Despite all of the controversy about their father, the children of Savimbi were alarmed by the depiction of him in Activion’s blockbuster hit Call of Duty Black ops 2. The family argues that he was a “political leader and strategist,” and not a “barbarian” or a “big halfwit who wants to kill everybody.”
In the early 1960’s, Jonas Savimbi was a political and military leader for the Republic of Angola, who ended up founding and leading the National Union for the Total Independence of Angola, the UNITA. He was killed in 2002, the result of a dispute against the Angolan Government.
One segment of the game in particular—seen in the video above—that caused the family to file suit is the line Savimbi’s shouts before charging to battle, “DEATH TO THE MPLA!” However, during an interview with The Guardian a legal representative for Activision Blizzard stated he was a “good guy,” in the video game and “portrayed ‘for who he was…a character of Angolan history, a guerrilla chief who fought the [People's Movement for the Liberation of Angola]."
Savimbi’s surviving children are seeking €1 million in damages from Activision Blizzard's French arm, as they live in France.
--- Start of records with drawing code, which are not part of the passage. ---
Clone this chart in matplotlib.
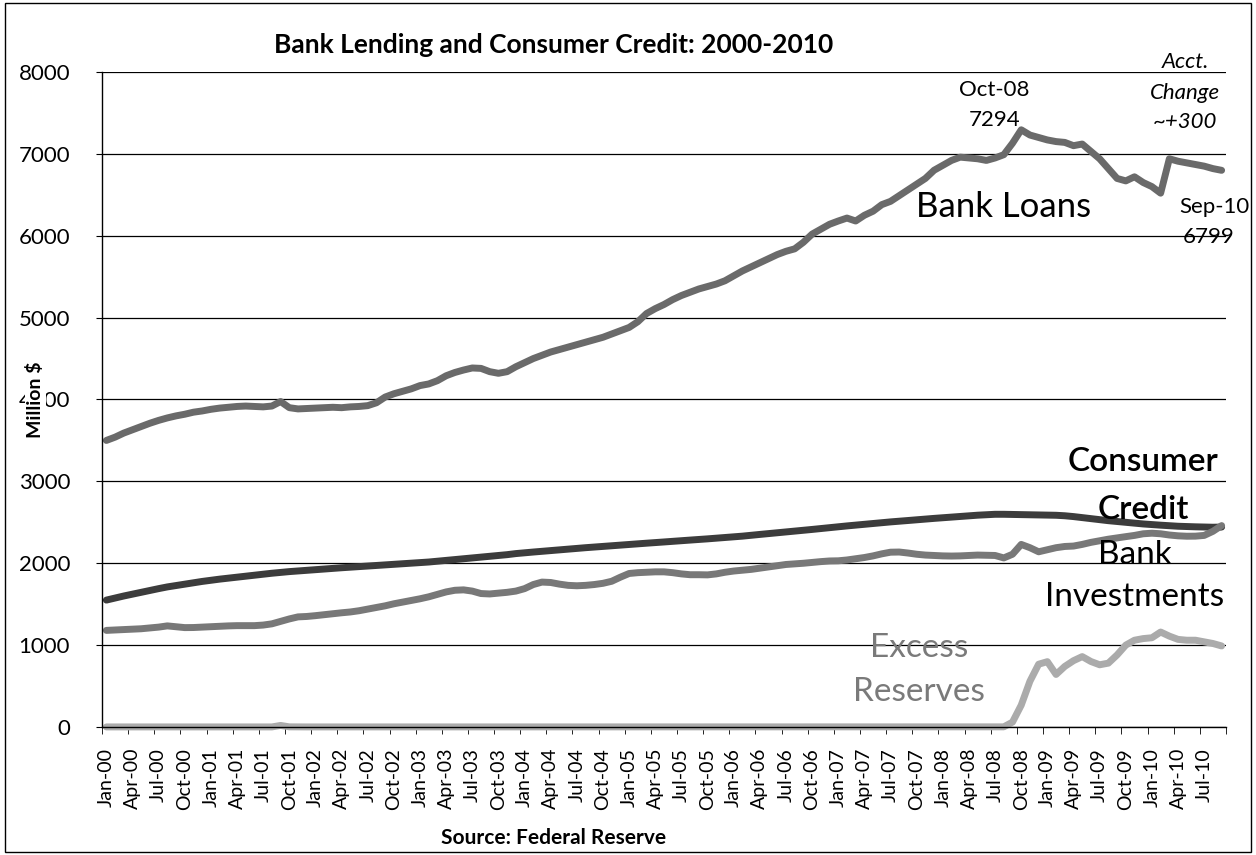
import numpy as np
import pandas as pd
import matplotlib
matplotlib.use("Agg")
import matplotlib.pyplot as plt
from matplotlib.patches import Rectangle

plt.rcParams['font.family'] = ['Lato', 'DejaVu Sans']

## donnees, mensuelles Jan-00 -> Sep-10
months = pd.date_range("2000-01-01", "2010-09-01", freq="MS")
month_labels = [m.strftime("%b-%y") for m in months]

bank_loans = [
    3500, 3540, 3590, 3630, 3670, 3710, 3745, 3775, 3800, 3820, 3845, 3860,
    3880, 3895, 3905, 3915, 3920, 3915, 3910, 3920, 3975, 3900, 3885, 3890,
    3895, 3900, 3905, 3900, 3910, 3915, 3925, 3960, 4030, 4070, 4100, 4130,
    4170, 4190, 4230, 4290, 4330, 4360, 4385, 4380, 4340, 4320, 4340, 4400,
    4450, 4500, 4540, 4580, 4610, 4640, 4670, 4700, 4730, 4760, 4800, 4840,
    4880, 4950, 5050, 5110, 5160, 5220, 5270, 5310, 5350, 5380, 5410, 5450,
    5510, 5570, 5620, 5670, 5720, 5770, 5810, 5840, 5920, 6020, 6080, 6140,
    6180, 6216, 6180, 6250, 6300, 6380, 6420, 6490, 6560, 6630, 6700, 6800,
    6860, 6920, 6960, 6950, 6940, 6920, 6950, 6990, 7130, 7294, 7230, 7200,
    7170, 7150, 7140, 7100, 7120, 7030, 6940, 6820, 6700, 6670, 6720, 6650,
    6600, 6520, 6940, 6910, 6890, 6870, 6850, 6820, 6799,
]

consumer_credit = [
    1550, 1575, 1600, 1622, 1645, 1668, 1690, 1711, 1728, 1745, 1762, 1778,
    1792, 1806, 1818, 1830, 1842, 1855, 1866, 1878, 1888, 1898, 1906, 1914,
    1922, 1930, 1938, 1945, 1952, 1960, 1967, 1974, 1981, 1988, 1995, 2002,
    2008, 2015, 2025, 2035, 2045, 2055, 2065, 2075, 2085, 2095, 2105, 2118,
    2128, 2137, 2146, 2155, 2164, 2173, 2182, 2190, 2198, 2206, 2214, 2222,
    2230, 2238, 2245, 2252, 2260, 2268, 2275, 2283, 2290, 2298, 2306, 2314,
    2322, 2331, 2342, 2352, 2362, 2372, 2382, 2392, 2402, 2413, 2424, 2435,
    2446, 2456, 2466, 2476, 2486, 2496, 2505, 2513, 2522, 2531, 2540, 2548,
    2556, 2564, 2572, 2580, 2587, 2593, 2598, 2598, 2596, 2594, 2592, 2590,
    2588, 2586, 2580, 2570, 2558, 2545, 2532, 2520, 2510, 2500, 2490, 2480,
    2472, 2465, 2458, 2452, 2448, 2445, 2442, 2440, 2442,
]

bank_investments = [
    1180, 1185, 1190, 1195, 1200, 1210, 1220, 1235, 1225, 1214, 1215, 1220,
    1225, 1230, 1235, 1238, 1238, 1238, 1245, 1260, 1290, 1320, 1345, 1350,
    1360, 1372, 1385, 1395, 1405, 1420, 1440, 1460, 1480, 1505, 1525, 1545,
    1566, 1590, 1620, 1650, 1670, 1675, 1660, 1630, 1625, 1635, 1645, 1660,
    1690, 1740, 1770, 1765, 1745, 1730, 1725, 1730, 1740, 1755, 1780, 1830,
    1875, 1885, 1890, 1895, 1895, 1885, 1870, 1860, 1860, 1858, 1870, 1890,
    1905, 1915, 1925, 1940, 1955, 1970, 1985, 1992, 2000, 2010, 2020, 2028,
    2030, 2040, 2055, 2070, 2090, 2115, 2135, 2137, 2125, 2110, 2100, 2095,
    2090, 2088, 2090, 2095, 2100, 2098, 2095, 2065, 2110, 2230, 2190, 2140,
    2165, 2190, 2205, 2210, 2230, 2255, 2275, 2294, 2310, 2325, 2340, 2360,
    2367, 2360, 2345, 2335, 2330, 2331, 2340, 2390, 2460,
]

excess_reserves = [
    1, 1, 1, 1, 1, 1, 1, 1, 1, 1, 1, 1,
    1, 1, 1, 1, 1, 1, 1, 1, 19, 2, 1, 1,
    1, 1, 1, 1, 1, 1, 1, 1, 1, 1, 1, 1,
    1, 1, 1, 1, 1, 1, 1, 1, 1, 1, 1, 1,
    1, 1, 1, 1, 1, 1, 1, 1, 1, 1, 1, 1,
    1, 1, 1, 1, 1, 1, 1, 1, 1, 1, 1, 1,
    1, 1, 1, 1, 1, 1, 1, 1, 1, 1, 1, 1,
    1, 1, 1, 1, 1, 1, 1, 2, 1, 2, 2, 2,
    2, 2, 2, 2, 2, 2, 2, 2, 60, 267, 559, 767,
    798, 642, 740, 810, 860, 800, 760, 780, 880, 1000, 1060, 1080,
    1090, 1160, 1110, 1070, 1060, 1060, 1040, 1020, 990,
]

x = np.arange(len(months))

### figure
fig = plt.figure(figsize=(12.56, 8.55), dpi=100)
ax = fig.add_axes([0.0812, 0.1497, 0.8949, 0.7661])

ax.plot(x, bank_loans, color="#6a6a6a", lw=5, solid_capstyle="round")
ax.plot(x, consumer_credit, color="#3c3c3c", lw=5, solid_capstyle="round")
ax.plot(x, bank_investments, color="#787878", lw=5, solid_capstyle="round")
ax.plot(x, excess_reserves, color="#ababab", lw=5, solid_capstyle="round", clip_on=False)

ax.set_xlim(-0.5, len(months) - 0.5)
ax.set_ylim(0, 8000)
ax.set_yticks(np.arange(0, 8001, 1000))
ax.yaxis.grid(True, color="black", lw=0.9)
ax.set_axisbelow(True)

for s in ["top", "right"]:
    ax.spines[s].set_visible(False)
ax.spines["left"].set_linewidth(1.0)
ax.spines["bottom"].set_linewidth(1.0)

ax.set_xticks(x[::3])
ax.set_xticklabels(month_labels[::3], rotation=90, fontsize=14)
ax.set_xticks(np.arange(-0.5, len(months), 3), minor=True)
ax.tick_params(axis="x", which="major", length=0, pad=15)
ax.tick_params(axis="x", which="minor", length=5, direction="out")
ax.tick_params(axis="y", length=4, pad=19, labelsize=16)

# titre et textes
fig.text(0.441, 0.947, "Bank Lending and Consumer Credit: 2000-2010",
         ha="center", va="center", fontsize=19, fontweight="bold")
fig.text(0.441, 0.020, "Source: Federal Reserve", ha="center", va="center",
         fontsize=15, fontweight="bold")
fig.text(0.028, 0.532, "Million $", rotation=90, ha="center", va="center",
         fontsize=14, fontweight="bold",
         bbox=dict(facecolor="white", edgecolor="none", pad=1))


def lignes(xc, ys, textes, **kw):
    """place chaque ligne d'une etiquette separement"""
    for yv, t in zip(ys, textes):
        ax.text(xc, yv, t, ha="center", va="center", **kw)


lignes(101.9, [7780, 7414], ["Oct-08", "7294"], fontsize=16)
lignes(123.8, [8122, 7744, 7390], ["Acct.", "Change", "~+300"], fontsize=16, style="italic")
ax.text(127.2, 6351, "Sep-10", ha="center", va="center", fontsize=16)
ax.text(126.5, 5985, "6799", ha="center", va="center", fontsize=16)
ax.text(103, 6351, "Bank Loans", ha="center", va="center", fontsize=25)
lignes(119, [3237, 2650], ["Consumer", "Credit"], fontsize=24, fontweight="semibold")
lignes(118, [2101, 1588], ["Bank", "Investments"], fontsize=24)
lignes(93.3, [965, 427], ["Excess", "Reserves"], fontsize=24, color="#7a7a7a")

# cadre exterieur
fig.patches.append(Rectangle((0.004, 0.004), 0.992, 0.992, transform=fig.transFigure,
                             fill=False, edgecolor="black", lw=1.0))

fig.savefig("out.png", dpi=100)
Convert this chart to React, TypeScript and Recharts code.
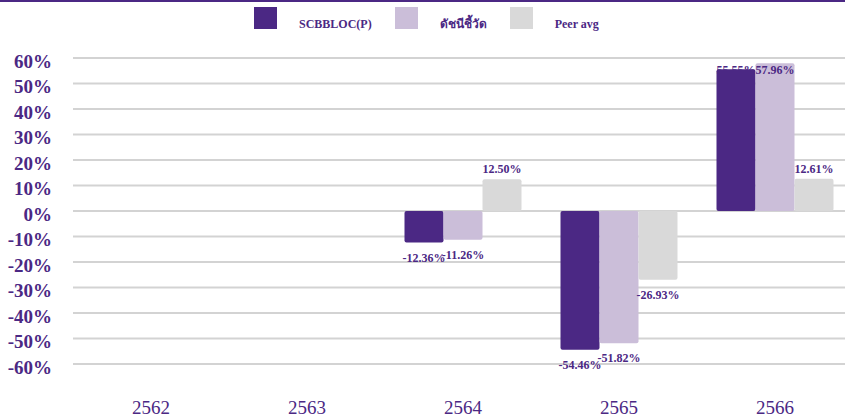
import React from "react";
import { BarChart, Bar, XAxis, YAxis, CartesianGrid, Legend, LabelList } from "recharts";

const years = ["2562", "2563", "2564", "2565", "2566"];
const fundValues: (number | null)[] = [null, null, -12.36, -54.46, 55.55];
const indexValues: (number | null)[] = [null, null, -11.26, -51.82, 57.96];
const peerValues: (number | null)[] = [null, null, 12.5, -26.93, 12.61];
const yTicks = [-60, -50, -40, -30, -20, -10, 0, 10, 20, 30, 40, 50, 60];

const seriesKeys = ["fund", "index", "peer"];
const seriesNames = { fund: "SCBBLOC(P)", index: "ดัชนีชี้วัด", peer: "Peer avg" };

const data = years.map((year, i) => ({
  year,
  fund: fundValues[i],
  index: indexValues[i],
  peer: peerValues[i],
}));

const PURPLE = "#4B2884";
const LILAC = "#CBBED9";
const GREY = "#D9D9D9";
const FONT = '"Liberation Serif", "Times New Roman", serif';
const PLOT_TOP = 61;
const LEGEND_SPACE = 26;

const ValueLabel = (props: any) => {
  const { x, y, width, height, value } = props;
  if (value === null || value === undefined) return null;
  const top = Math.min(y, y + height);
  const bottom = Math.max(y, y + height);
  const cy = value >= 0 ? Math.max(top - 10, PLOT_TOP + 9) : bottom + 15;
  return (
    <text
      x={x + width / 2}
      y={cy}
      textAnchor="middle"
      dominantBaseline="central"
      fill={PURPLE}
      fontFamily={FONT}
      fontWeight="bold"
      fontSize={12}
    >
      {`${Number(value).toFixed(2)}%`}
    </text>
  );
};

const renderLegend = (props: any) => {
  const payload = [...(props.payload || [])].sort(
    (a: any, b: any) => seriesKeys.indexOf(a.dataKey) - seriesKeys.indexOf(b.dataKey)
  );
  return (
    <div style={{ display: "flex", alignItems: "flex-start" }}>
      {payload.map((entry: any, i: number) => (
        <div key={i} style={{ display: "flex", alignItems: "flex-start", marginRight: 23 }}>
          <div style={{ width: 23, height: 22, background: entry.color }} />
          <span
            style={{
              marginLeft: 22,
              marginTop: 11,
              lineHeight: "12px",
              fontSize: 12,
              fontWeight: "bold",
              fontFamily: FONT,
              color: PURPLE,
              whiteSpace: "nowrap",
            }}
          >
            {entry.value}
          </span>
        </div>
      ))}
    </div>
  );
};

export default function App() {
  return (
    <div
      style={{
        position: "absolute",
        left: 0,
        top: 0,
        width: 845,
        height: 420,
        overflow: "hidden",
        background: "#fff",
      }}
    >
      <div style={{ position: "absolute", left: 0, top: 0, width: 845, height: 2, background: PURPLE, zIndex: 2 }} />
      <BarChart
        width={870}
        height={420}
        data={data}
        margin={{ top: PLOT_TOP - LEGEND_SPACE, right: 17, left: 0, bottom: 0 }}
        barCategoryGap="12.5%"
        barGap={0}
      >
        <CartesianGrid vertical={false} stroke="#D3D3D3" strokeWidth={2} />
        <XAxis
          dataKey="year"
          axisLine={false}
          tickLine={false}
          tickSize={0}
          tickMargin={37}
          height={56}
          tick={{ fill: PURPLE, fontSize: 19, fontFamily: FONT }}
        />
        <YAxis
          domain={[-60, 60]}
          ticks={yTicks}
          width={73}
          axisLine={false}
          tickLine={false}
          tickSize={0}
          tickMargin={21}
          interval={0}
          tickFormatter={(v: number) => `${v}%`}
          tick={{ fill: PURPLE, fontSize: 19, fontWeight: "bold", fontFamily: FONT, dy: 3 }}
        />
        <Legend
          verticalAlign="top"
          align="left"
          content={renderLegend}
          wrapperStyle={{ top: 7, left: 254, width: 600 }}
        />
        <Bar dataKey="fund" name={seriesNames.fund} fill={PURPLE} radius={2} isAnimationActive={false}>
          <LabelList dataKey="fund" content={ValueLabel} />
        </Bar>
        <Bar dataKey="index" name={seriesNames.index} fill={LILAC} radius={2} isAnimationActive={false}>
          <LabelList dataKey="index" content={ValueLabel} />
        </Bar>
        <Bar dataKey="peer" name={seriesNames.peer} fill={GREY} radius={2} isAnimationActive={false}>
          <LabelList dataKey="peer" content={ValueLabel} />
        </Bar>
      </BarChart>
    </div>
  );
}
However, the game developer's legal counsel claims that the lawsuit is “without merit."
This is not the first time a lawsuit has been filed against the Call of Duty Black Ops 2 developer for not asking permission to use someone's image. A suit was filed by Manuel Noriega for using his “name and likeness” last year, and was thrown out of court. The game’s publisher asserted that artistic interpretation allows for the depiction of historical figures in movies, books, television, and games as a form of free speech. This strategy will also be used once more against the Savimbi case.